Can you not suggest something for the bike instead. Firefox last year had glow in the dark bike balls.
Don’t you have to pay the DVLA a fee to register your new plate? I’m sure it’s £80 as DP has to do this with his private plate (pil bought ) for each car he buys.
So when you get the private plate as a PP has said you will have to pay an annual fee to retain that plate if you haven’t put it on a car however if you do put it on a car you will also have to pay the dvla a fee to change your plates.. is mil expecting you to pay for this?
I'm so glad that I'm not the only one who doesn't like personalised plates!
I do feel like she does try to undermine me at times and definitely thinks I should do wifey things like have dinner ready every night. DH normally puts a wash on and uses the dryer during the day and since buying new ones she constantly asks me how the washing machine is and if I like my dryer. I just smile and ask the same question to DH. DH is good at standing up against nonsense like this and will always call her out on her sexist remarks.

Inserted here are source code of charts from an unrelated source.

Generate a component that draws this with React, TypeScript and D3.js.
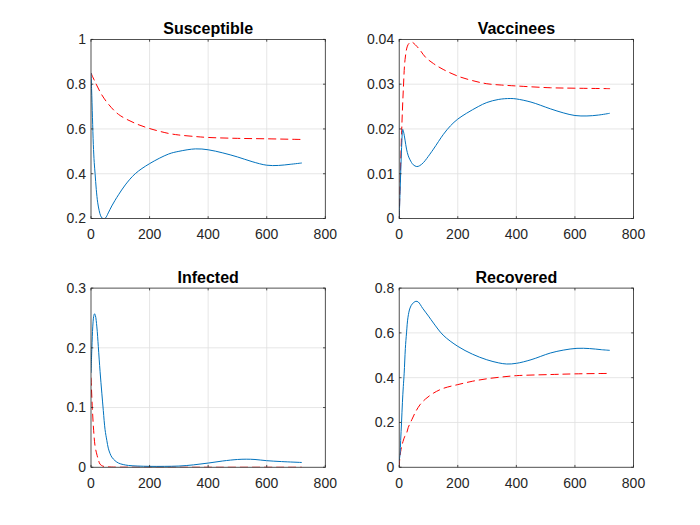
import * as d3 from 'd3';

// time ticks shared by all four panels
const timeTicks = [0, 200, 400, 600, 800];

// [day, value]; solid = blue curve, dashed = red curve
const susceptibleSolid: [number, number][] = [
  [0, 0.85], [2, 0.78], [5, 0.65], [8, 0.53], [11, 0.45], [14, 0.4], [18, 0.33], [23, 0.27],
  [28, 0.235], [33, 0.212], [38, 0.202], [44, 0.198], [50, 0.203], [59, 0.225], [71, 0.256],
  [82, 0.281], [94, 0.306], [117, 0.35], [151, 0.4], [200, 0.445], [265, 0.488], [300, 0.5],
  [357, 0.511], [400, 0.507], [450, 0.493], [500, 0.475], [550, 0.454], [600, 0.438],
  [640, 0.437], [680, 0.442], [720, 0.448],
];
const susceptibleDashed: [number, number][] = [
  [0, 0.85], [14, 0.81], [37, 0.752], [60, 0.71], [94, 0.665], [151, 0.625], [200, 0.602],
  [265, 0.58], [300, 0.573], [357, 0.566], [400, 0.562], [500, 0.558], [600, 0.556], [720, 0.553],
];
const susceptibleTicks = [0.2, 0.4, 0.6, 0.8, 1];

const vaccineesSolid: [number, number][] = [
  [0, 0], [3, 0.006], [6, 0.012], [9, 0.017], [12, 0.0199], [15, 0.0193], [20, 0.0175],
  [25, 0.0155], [31, 0.014], [37, 0.0131], [48, 0.012], [60, 0.0116], [70, 0.0118],
  [83, 0.0125], [94, 0.0134], [117, 0.0155], [151, 0.0188], [175, 0.0207], [200, 0.0222],
  [230, 0.0235], [270, 0.025], [299, 0.0259], [340, 0.0266], [379, 0.0268], [400, 0.0267],
  [450, 0.026], [516, 0.0245], [560, 0.0236], [600, 0.023], [641, 0.0229], [680, 0.0231],
  [719, 0.0235],
];
const vaccineesDashed: [number, number][] = [
  [0, 0], [4, 0.01], [8.5, 0.0197], [14, 0.0287], [20, 0.0355], [28, 0.0385], [35, 0.0392],
  [43, 0.0394], [55, 0.0388], [70, 0.0377], [90, 0.036], [117, 0.0346], [150, 0.0333],
  [200, 0.0318], [250, 0.0308], [299, 0.0301], [350, 0.0298], [400, 0.0296], [516, 0.0292],
  [600, 0.0291], [720, 0.029],
];
const vaccineesTicks = [0, 0.01, 0.02, 0.03, 0.04];

const infectedSolid: [number, number][] = [
  [0, 0.158], [3, 0.2], [6, 0.235], [9, 0.252], [12, 0.257], [15, 0.254], [20, 0.235],
  [25, 0.202], [31, 0.16], [37, 0.124], [42, 0.095], [48, 0.063], [54, 0.045], [59, 0.032],
  [65, 0.023], [71, 0.017], [82, 0.011], [94, 0.007], [110, 0.0045], [128, 0.003], [160, 0.002],
  [200, 0.0015], [250, 0.0015], [300, 0.002], [350, 0.004], [400, 0.007], [450, 0.0105],
  [500, 0.013], [530, 0.0135], [560, 0.013], [600, 0.011], [650, 0.0095], [720, 0.008],
];
const infectedDashed: [number, number][] = [
  [0, 0.15], [4.6, 0.099], [9, 0.062], [14, 0.035], [21, 0.0195], [26, 0.011], [31, 0.005],
  [40, 0.002], [48, 0.001], [70, 0.0003], [120, 0.0001], [200, 0], [400, 0], [720, 0],
];
const infectedTicks = [0, 0.1, 0.2, 0.3];

const recoveredSolid: [number, number][] = [
  [0, 0.03], [3, 0.06], [5, 0.12], [8, 0.2], [11, 0.29], [14, 0.36], [17, 0.42], [21, 0.53],
  [25, 0.6], [30, 0.67], [37, 0.711], [45, 0.73], [57, 0.741], [65, 0.738], [80, 0.71],
  [100, 0.675], [117, 0.644], [150, 0.59], [200, 0.54], [250, 0.505], [299, 0.48], [340, 0.466],
  [367, 0.461], [400, 0.464], [450, 0.48], [516, 0.51], [560, 0.523], [607, 0.531], [650, 0.53],
  [690, 0.525], [719, 0.522],
];
const recoveredDashed: [number, number][] = [
  [0, 0], [2, 0.04], [5, 0.07], [8, 0.09], [13, 0.115], [19, 0.138], [26, 0.155], [31, 0.178],
  [43, 0.212], [55, 0.245], [71, 0.279], [90, 0.305], [117, 0.331], [150, 0.352], [200, 0.369],
  [250, 0.384], [299, 0.395], [350, 0.403], [400, 0.409], [516, 0.414], [600, 0.417], [719, 0.419],
];
const recoveredTicks = [0, 0.2, 0.4, 0.6, 0.8];

const W = 700;
const H = 525;
const font = '"Liberation Sans", Arial, Helvetica, sans-serif';
const axisColor = '#262626';
const gridColor = '#dfdfdf';
const blue = '#0072BD';
const red = '#FF0000';

// MATLAB default subplot(2,2,k) positions
const colX = [[91, 325.3], [399.2, 633.5]];
const rowY = [[39.4, 218.5], [288.1, 467.25]];

const panels = [
  { title: 'Susceptible', solid: susceptibleSolid, dashed: susceptibleDashed, ticks: susceptibleTicks, col: 0, row: 0 },
  { title: 'Vaccinees', solid: vaccineesSolid, dashed: vaccineesDashed, ticks: vaccineesTicks, col: 1, row: 0 },
  { title: 'Infected', solid: infectedSolid, dashed: infectedDashed, ticks: infectedTicks, col: 0, row: 1 },
  { title: 'Recovered', solid: recoveredSolid, dashed: recoveredDashed, ticks: recoveredTicks, col: 1, row: 1 },
];

const Panel = ({ p, i }: { p: typeof panels[number]; i: number }) => {
  const [x0, x1] = colX[p.col];
  const [y0, y1] = rowY[p.row];
  const x = d3.scaleLinear().domain([0, 800]).range([x0, x1]);
  const yDomain = d3.extent(p.ticks) as [number, number];
  const y = d3.scaleLinear().domain(yDomain).range([y1, y0]);
  const line = d3.line<[number, number]>()
    .x(d => x(d[0]))
    .y(d => y(d[1]))
    .curve(d3.curveCatmullRom.alpha(0.5));
  const tl = 2.3;
  const clipId = `clip-${i}`;

  return (
    <g>
      <defs>
        <clipPath id={clipId}>
          <rect x={x0} y={y0} width={x1 - x0} height={y1 - y0} />
        </clipPath>
      </defs>
      <rect x={x0} y={y0} width={x1 - x0} height={y1 - y0} fill="#fff" />
      {timeTicks.slice(1, -1).map(t => (
        <line key={`gx${t}`} x1={x(t)} x2={x(t)} y1={y0} y2={y1} stroke={gridColor} strokeWidth={0.8} />
      ))}
      {p.ticks.slice(1, -1).map(v => (
        <line key={`gy${v}`} x1={x0} x2={x1} y1={y(v)} y2={y(v)} stroke={gridColor} strokeWidth={0.8} />
      ))}
      <g clipPath={`url(#${clipId})`} fill="none">
        <path d={line(p.dashed) ?? ''} stroke={red} strokeWidth={1} strokeDasharray="8,4" />
        <path d={line(p.solid) ?? ''} stroke={blue} strokeWidth={1} />
      </g>
      <rect x={x0} y={y0} width={x1 - x0} height={y1 - y0} fill="none" stroke={axisColor} strokeWidth={0.8} />
      {timeTicks.map(t => (
        <g key={`tx${t}`}>
          <line x1={x(t)} x2={x(t)} y1={y1} y2={y1 - tl} stroke={axisColor} strokeWidth={0.8} />
          <line x1={x(t)} x2={x(t)} y1={y0} y2={y0 + tl} stroke={axisColor} strokeWidth={0.8} />
          <text x={x(t)} y={y1 + 20.5} textAnchor="middle" fontSize={14} fill={axisColor} fontFamily={font}>
            {t}
          </text>
        </g>
      ))}
      {p.ticks.map(v => (
        <g key={`ty${v}`}>
          <line x1={x0} x2={x0 + tl} y1={y(v)} y2={y(v)} stroke={axisColor} strokeWidth={0.8} />
          <line x1={x1} x2={x1 - tl} y1={y(v)} y2={y(v)} stroke={axisColor} strokeWidth={0.8} />
          <text x={x0 - 5} y={y(v)} dy="0.35em" textAnchor="end" fontSize={14} fill={axisColor} fontFamily={font}>
            {String(v)}
          </text>
        </g>
      ))}
      <text x={(x0 + x1) / 2} y={y0 - 5} textAnchor="middle" fontSize={16} fontWeight="bold" fill="#000" fontFamily={font}>
        {p.title}
      </text>
    </g>
  );
};

export default function App() {
  return (
    <svg width={W} height={H} style={{ position: 'absolute', left: 0, top: 0, background: '#fff' }}>
      <rect width={W} height={H} fill="#fff" />
      {panels.map((p, i) => <Panel key={p.title} p={p} i={i} />)}
    </svg>
  );
}
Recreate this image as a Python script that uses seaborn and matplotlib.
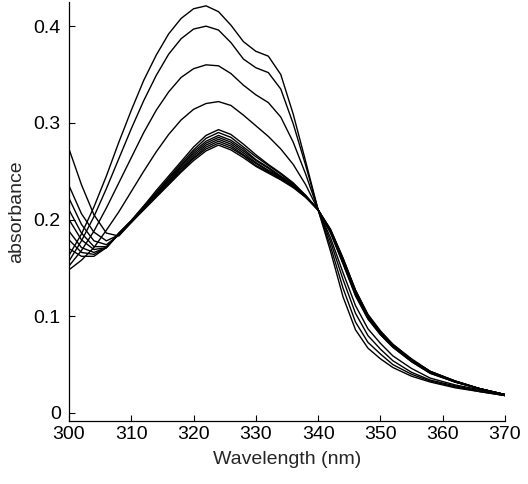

I'll mention it to DH and see if he wants to bring it up now or wait until Christmas. His name isn't unusual so I'm sure he could sell it on if needed. She bought it privately I think. It hasn't arrived yet as I'm sure she would have shown me yesterday.
I think I’d stay out of it. Her sexist and patronising attitude and the gift are separate issues
You say your DH doesn’t like personalised reg plates but he might actually change his mind if his DM has gone to the trouble of getting one for him.
I’d tell DH about the plate and make sure he’s going to back you up. I’d be telling him there’s no way it’s going on the family car!
Let him open the plates on Xmas day, then promptly hang them in the bathroom above the toilet!
I have a personalised plate on my car but you’d only know if I told you or you knew my name.....it’s a ‘normal’ plate with my initials. Prices start from around £250 so if she’s got one with his name spelt, she’s spent a fair whack!
Goose I have a personalised plate. Am I a wanker?
I’d more likely say you are the wanker for making such horrible generalised comments.